→ **DATA PROVIDED**:

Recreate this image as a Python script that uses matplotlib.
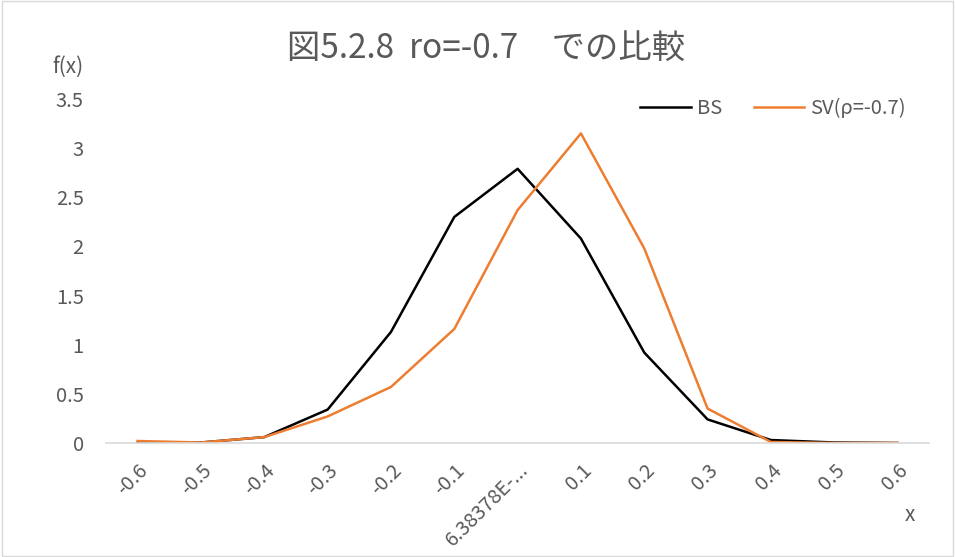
import numpy as np
import matplotlib.pyplot as plt
from matplotlib.patches import Rectangle

plt.rcParams['font.family'] = ['Noto Sans CJK JP', 'DejaVu Sans']

# 分布の比較データ
x_labels = ['-0.6', '-0.5', '-0.4', '-0.3', '-0.2', '-0.1', '6.38378E-...',
            '0.1', '0.2', '0.3', '0.4', '0.5', '0.6']
bs = [0.005, 0.005, 0.06, 0.34, 1.13, 2.30, 2.79, 2.08, 0.92, 0.24, 0.03, 0.005, 0.0]
sv = [0.02, 0.005, 0.06, 0.27, 0.57, 1.16, 2.37, 3.15, 1.98, 0.35, 0.01, 0.0, 0.0]

grey = '#595959'

fig = plt.figure(figsize=(9.55, 5.57), dpi=100)
ax = fig.add_axes([0.111, 0.2047, 0.862, 0.6175])

pos = np.arange(len(x_labels))
ax.plot(pos, bs, color='black', lw=1.8, label='BS')
ax.plot(pos, sv, color='#ED7D31', lw=1.8, label='SV(ρ=-0.7)')

ax.set_xlim(-0.5, len(x_labels) - 0.5)
ax.set_ylim(0, 3.5)
ax.set_yticks(np.arange(0, 3.51, 0.5))
ax.set_yticklabels(['0', '0.5', '1', '1.5', '2', '2.5', '3', '3.5'])
ax.set_xticks(pos)
ax.set_xticklabels(x_labels, rotation=45, ha='right', rotation_mode='anchor')

for s in ['top', 'right', 'left']:
    ax.spines[s].set_visible(False)
ax.spines['bottom'].set_color('#D9D9D9')
ax.spines['bottom'].set_linewidth(1.2)
ax.tick_params(axis='both', length=0, colors=grey, labelsize=14.5)
ax.tick_params(axis='y', pad=16)
ax.tick_params(axis='x', pad=12)

fig.text(0.509, 0.913, '図5.2.8  ro=-0.7　での比較', ha='center', va='center',
         fontsize=24, color=grey)
fig.text(0.071, 0.88, 'f(x)', ha='center', va='center', fontsize=15, color=grey)
fig.text(0.953, 0.075, 'x', ha='center', va='center', fontsize=15, color=grey)

leg = ax.legend(loc='upper right', bbox_to_anchor=(0.994, 1.055), ncol=2, frameon=False,
                fontsize=14.5, handlelength=2.5, columnspacing=1.6, handletextpad=0.3)
for t in leg.get_texts():
    t.set_color(grey)

fig.patches.append(Rectangle((0.002, 0.002), 0.996, 0.996, transform=fig.transFigure,
                             fill=False, edgecolor='#D9D9D9', lw=1))

fig.savefig('out.png', dpi=100)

→ **WHAT IS REQUIRED**:
Omit the pictures, and quote the material above exactly as given.

→ **TASK ANSWER**:
Recreate this image as a Python script that uses matplotlib.
import numpy as np
import matplotlib.pyplot as plt
from matplotlib.patches import Rectangle

plt.rcParams['font.family'] = ['Noto Sans CJK JP', 'DejaVu Sans']

# 分布の比較データ
x_labels = ['-0.6', '-0.5', '-0.4', '-0.3', '-0.2', '-0.1', '6.38378E-...',
            '0.1', '0.2', '0.3', '0.4', '0.5', '0.6']
bs = [0.005, 0.005, 0.06, 0.34, 1.13, 2.30, 2.79, 2.08, 0.92, 0.24, 0.03, 0.005, 0.0]
sv = [0.02, 0.005, 0.06, 0.27, 0.57, 1.16, 2.37, 3.15, 1.98, 0.35, 0.01, 0.0, 0.0]

grey = '#595959'

fig = plt.figure(figsize=(9.55, 5.57), dpi=100)
ax = fig.add_axes([0.111, 0.2047, 0.862, 0.6175])

pos = np.arange(len(x_labels))
ax.plot(pos, bs, color='black', lw=1.8, label='BS')
ax.plot(pos, sv, color='#ED7D31', lw=1.8, label='SV(ρ=-0.7)')

ax.set_xlim(-0.5, len(x_labels) - 0.5)
ax.set_ylim(0, 3.5)
ax.set_yticks(np.arange(0, 3.51, 0.5))
ax.set_yticklabels(['0', '0.5', '1', '1.5', '2', '2.5', '3', '3.5'])
ax.set_xticks(pos)
ax.set_xticklabels(x_labels, rotation=45, ha='right', rotation_mode='anchor')

for s in ['top', 'right', 'left']:
    ax.spines[s].set_visible(False)
ax.spines['bottom'].set_color('#D9D9D9')
ax.spines['bottom'].set_linewidth(1.2)
ax.tick_params(axis='both', length=0, colors=grey, labelsize=14.5)
ax.tick_params(axis='y', pad=16)
ax.tick_params(axis='x', pad=12)

fig.text(0.509, 0.913, '図5.2.8  ro=-0.7　での比較', ha='center', va='center',
         fontsize=24, color=grey)
fig.text(0.071, 0.88, 'f(x)', ha='center', va='center', fontsize=15, color=grey)
fig.text(0.953, 0.075, 'x', ha='center', va='center', fontsize=15, color=grey)

leg = ax.legend(loc='upper right', bbox_to_anchor=(0.994, 1.055), ncol=2, frameon=False,
                fontsize=14.5, handlelength=2.5, columnspacing=1.6, handletextpad=0.3)
for t in leg.get_texts():
    t.set_color(grey)

fig.patches.append(Rectangle((0.002, 0.002), 0.996, 0.996, transform=fig.transFigure,
                             fill=False, edgecolor='#D9D9D9', lw=1))

fig.savefig('out.png', dpi=100)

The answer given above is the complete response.